Не следует думать, будто эта история выдумана нарочно ради того, чтобы повеселить читателя. Все сказанное — чистая правда; отсюда нетрудно сделать вывод, что продавцы собак времен нашего детства не хуже лошадиных барышников умели приукрашивать свой товар и обманывать покупателей.
После смерти Тазика мы обратили свою любовь на кошек как животных более оседлых и привязанных к дому. Мы не станем здесь вдаваться в подробности. Кошачьи династии, не уступающие в многочисленности династиям египетских фараонов, сменяли друг друга под нашей крышей; несчастные случаи, бегства и смерти уносили их одну за другой. Все они были любимы, обо всех мы горевали. Но жизнь соткана из забвений, и память о котах истончается так же, как и память о людях.
Как грустно, что срок жизни этих смиренных друзей, этих меньших братьев настолько короче, чем у их хозяев.

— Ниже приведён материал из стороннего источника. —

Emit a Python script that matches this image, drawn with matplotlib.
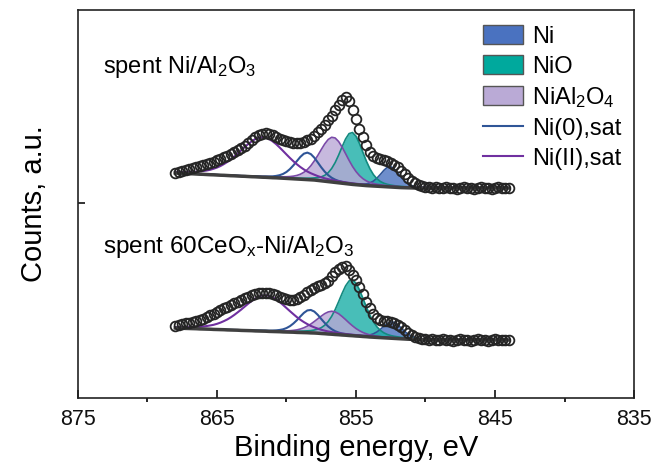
import numpy as np
import matplotlib
matplotlib.use("Agg")
import matplotlib.pyplot as plt
from matplotlib.patches import Patch
from matplotlib.lines import Line2D

plt.rcParams['font.family'] = ['Liberation Sans', 'DejaVu Sans']
plt.rcParams['mathtext.fontset'] = 'custom'
plt.rcParams['mathtext.rm'] = 'Liberation Sans'
plt.rcParams['mathtext.it'] = 'Liberation Sans'

# binding energy grid of the measured points (eV), 868 -> 844
energy = np.arange(868.0, 843.9, -0.25)

# spent Ni/Al2O3 (offset, arbitrary units)
upper_counts = [
	225, 226, 227, 228, 229, 230, 231, 232, 233, 234, 235, 236, 238, 239, 241, 242,
	244, 246, 248, 250, 252, 255, 258, 261, 263, 264, 265, 264, 263, 261, 259, 258,
	257, 256, 255, 255, 255, 256, 258, 259, 262, 266, 269, 273, 278, 282, 288, 293,
	298, 301, 297, 288, 279, 269, 261, 253, 246, 242, 240, 239, 238, 237, 235, 233,
	231, 227, 224, 220, 217, 215, 213, 212, 211, 211, 210, 211, 210, 210, 211, 210,
	210, 209, 210, 211, 210, 210, 209, 210, 211, 210, 210, 209, 210, 211, 210, 210,
	210]
upper_bg = [
	225.0, 224.8, 224.7, 224.5, 224.3, 224.2, 224.0, 223.8, 223.7, 223.5, 223.3, 223.2,
	223.0, 222.8, 222.7, 222.5, 222.3, 222.2, 222.0, 221.8, 221.7, 221.5, 221.3, 221.2,
	221.0, 220.8, 220.7, 220.5, 220.3, 220.2, 220.0, 219.8, 219.6, 219.4, 219.2, 219.0,
	218.8, 218.6, 218.4, 218.2, 218.0, 217.6, 217.2, 216.8, 216.4, 216.0, 215.6, 215.2,
	214.8, 214.4, 214.0, 213.6, 213.3, 213.0, 212.7, 212.4, 212.2, 212.0, 211.8, 211.6,
	211.4, 211.2, 211.0, 210.8, 210.6, 210.4, 210.3, 210.2, 210.1, 210.0, 210.0, 210.0,
	210.0, 210.0, 210.0, 210.0, 210.0, 210.0, 210.0, 210.0, 210.0, 210.0, 210.0, 210.0,
	210.0, 210.0, 210.0, 210.0, 210.0, 210.0, 210.0, 210.0, 210.0, 210.0, 210.0, 210.0,
	210.0]

# spent 60CeOx-Ni/Al2O3
lower_counts = [
	72, 73, 74, 75, 75, 76, 77, 78, 79, 81, 83, 84, 86, 88, 90, 91,
	93, 95, 96, 98, 100, 101, 103, 104, 105, 105, 105, 105, 104, 103, 101, 100,
	99, 98, 98, 99, 101, 103, 106, 108, 110, 112, 113, 115, 117, 122, 126, 129,
	131, 132, 128, 123, 118, 111, 104, 96, 90, 84, 80, 78, 77, 77, 76, 75,
	73, 71, 68, 65, 63, 61, 60, 59, 59, 58, 59, 58, 58, 59, 58, 58,
	57, 58, 59, 58, 58, 57, 58, 59, 58, 58, 57, 58, 59, 58, 58, 58,
	58]
lower_bg = [
	70.0, 69.9, 69.8, 69.6, 69.5, 69.4, 69.3, 69.1, 69.0, 68.9, 68.8, 68.6,
	68.5, 68.4, 68.3, 68.1, 68.0, 67.9, 67.8, 67.6, 67.5, 67.4, 67.3, 67.1,
	67.0, 66.9, 66.8, 66.6, 66.5, 66.4, 66.3, 66.1, 66.0, 65.9, 65.8, 65.6,
	65.5, 65.4, 65.3, 65.1, 65.0, 64.8, 64.5, 64.3, 64.0, 63.8, 63.5, 63.3,
	63.0, 62.8, 62.5, 62.3, 62.0, 61.8, 61.5, 61.3, 61.0, 60.8, 60.6, 60.4,
	60.2, 60.0, 59.8, 59.6, 59.4, 59.2, 59.0, 58.8, 58.7, 58.6, 58.5, 58.4,
	58.3, 58.2, 58.1, 58.0, 58.0, 58.0, 58.0, 58.0, 58.0, 58.0, 58.0, 58.0,
	58.0, 58.0, 58.0, 58.0, 58.0, 58.0, 58.0, 58.0, 58.0, 58.0, 58.0, 58.0,
	58.0]

# fitted components: Ni, NiO, NiAl2O4, Ni(0) sat, Ni(II) sat
comp_names = ["Ni", "NiO", "NiAl$_2$O$_4$", "Ni(0),sat", "Ni(II),sat"]
upper_center = [852.55, 855.3, 856.65, 858.5, 861.7]
upper_fwhm = [1.6, 2.0, 2.4, 2.0, 4.0]
upper_height = [20.5, 52, 45, 27, 40]
lower_center = [852.4, 855.3, 856.7, 858.3, 861.5]
lower_fwhm = [1.7, 2.2, 2.6, 2.0, 4.0]
lower_height = [16.5, 56, 23, 23, 36]

sample_labels = ["spent Ni/Al$_2$O$_3$", "spent 60CeO$_x$-Ni/Al$_2$O$_3$"]

fill_colors = ["#4a72c0", "#1aaea6", "#b9a8d6"]
edge_colors = ["#2f5597", "#138a80", "#7a4aa8"]
sat_colors = ["#2f5597", "#7030a0"]


def gl_peak(x, c, fwhm, h, mix=0.3):
	g = np.exp(-4 * np.log(2) * ((x - c) / fwhm) ** 2)
	l = 1 / (1 + 4 * ((x - c) / fwhm) ** 2)
	return h * ((1 - mix) * g + mix * l)


def draw_spectrum(ax, counts, bg, centers, fwhms, heights):
	bg = np.array(bg)
	for i in range(3):
		y = bg + gl_peak(energy, centers[i], fwhms[i], heights[i])
		ax.fill_between(energy, bg, y, color=fill_colors[i], alpha=0.8, lw=0, zorder=2)
		ax.plot(energy, y, color=edge_colors[i], lw=1.2, zorder=3)
	for i in range(3, 5):
		y = bg + gl_peak(energy, centers[i], fwhms[i], heights[i])
		ax.plot(energy, y, color=sat_colors[i - 3], lw=1.5, zorder=3)
	ax.plot(energy, bg, color="#404040", lw=2.5, zorder=4)
	ax.plot(energy, counts, 'o', mfc='none', mec='#252525', ms=7, mew=1.3, zorder=5)


fig = plt.figure(figsize=(6.57, 4.66), dpi=100)
ax = fig.add_axes([0.1187, 0.1459, 0.8463, 0.8326])

draw_spectrum(ax, upper_counts, upper_bg, upper_center, upper_fwhm, upper_height)
draw_spectrum(ax, lower_counts, lower_bg, lower_center, lower_fwhm, lower_height)

ax.text(873.2, 331, sample_labels[0], fontsize=17, va='center')
ax.text(873.2, 151, sample_labels[1], fontsize=17.5, va='center')

ax.set_xlim(875, 835)
ax.set_ylim(0, 388)
ax.set_xticks([875, 865, 855, 845, 835])
ax.set_xticks([870, 860, 850, 840], minor=True)
ax.set_yticks([195])
ax.set_yticklabels([])
ax.tick_params(axis='both', direction='in', labelsize=15.5, width=1.2, colors='#111111')
ax.tick_params(axis='x', which='major', length=6, pad=8)
ax.tick_params(axis='x', which='minor', length=3, width=1.2)
ax.tick_params(axis='y', length=5)
for s in ax.spines.values():
	s.set_linewidth(1.2)
	s.set_color('#222222')

ax.set_xlabel("Binding energy, eV", fontsize=21, labelpad=3)
ax.set_ylabel("Counts, a.u.", fontsize=21, labelpad=18)

handles = [Patch(fc=fill_colors[0], ec='#555555', lw=1),
	Patch(fc='#00a99d', ec='#555555', lw=1),
	Patch(fc='#baaad6', ec='#555555', lw=1),
	Line2D([], [], color=sat_colors[0], lw=1.5),
	Line2D([], [], color=sat_colors[1], lw=1.5)]
ax.legend(handles, comp_names, loc='upper left', bbox_to_anchor=(0.728, 0.961),
	frameon=False, fontsize=17, borderpad=0, borderaxespad=0,
	handlelength=1.7, handleheight=0.85, handletextpad=0.38, labelspacing=0.31)

fig.savefig("out.png", dpi=100)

Коротко помянув старую серую кошку, которая брала нашу сторону против наших родителей и кусала за ноги матушку, когда та бранила нас или собиралась наказать, перейдем к Хильдебранту, коту романтической эпохи. В этом имени очевидно желание оспорить Буало, которого мы в ту пору недолюбливали и с которым позже примирились. У него сказано:
Поистине смешон безграмотный талант, Кому героев всех милее Хильдебрант [16] .16
Буало Н. Поэтическое искусство, III, 242–243. Исторический Хильдебрант, или, точнее, Хильдебранд I (ок. 690 — ок. 751) — родоначальник рода Нибелунгов, состоявшего на службе у королевской династии Каролингов (хотя ниже Готье поминает в связи с ним другую, еще более древнюю франкскую династию — Меровингов). У Буало Хильдебрант служит символом архаической средневековой дикости; романтики, напротив, превозносили все средневековое, и Готье тоже не остался в стороне от этой тенденции, хотя очень рано начал высмеивать неумеренное увлечение Средними веками. Уже в сборник «Юнофранцузы» (Les Jeunes France, 1833) он включил рассказ «Элиас Вильдманстадиус, или Человек Средних веков»: заглавный герой, описанный с нескрываемой иронией, «живет в девятнадцатом веке с душою пятнадцатого», и дом, построенный в 1550 году, кажется ему чересчур новым.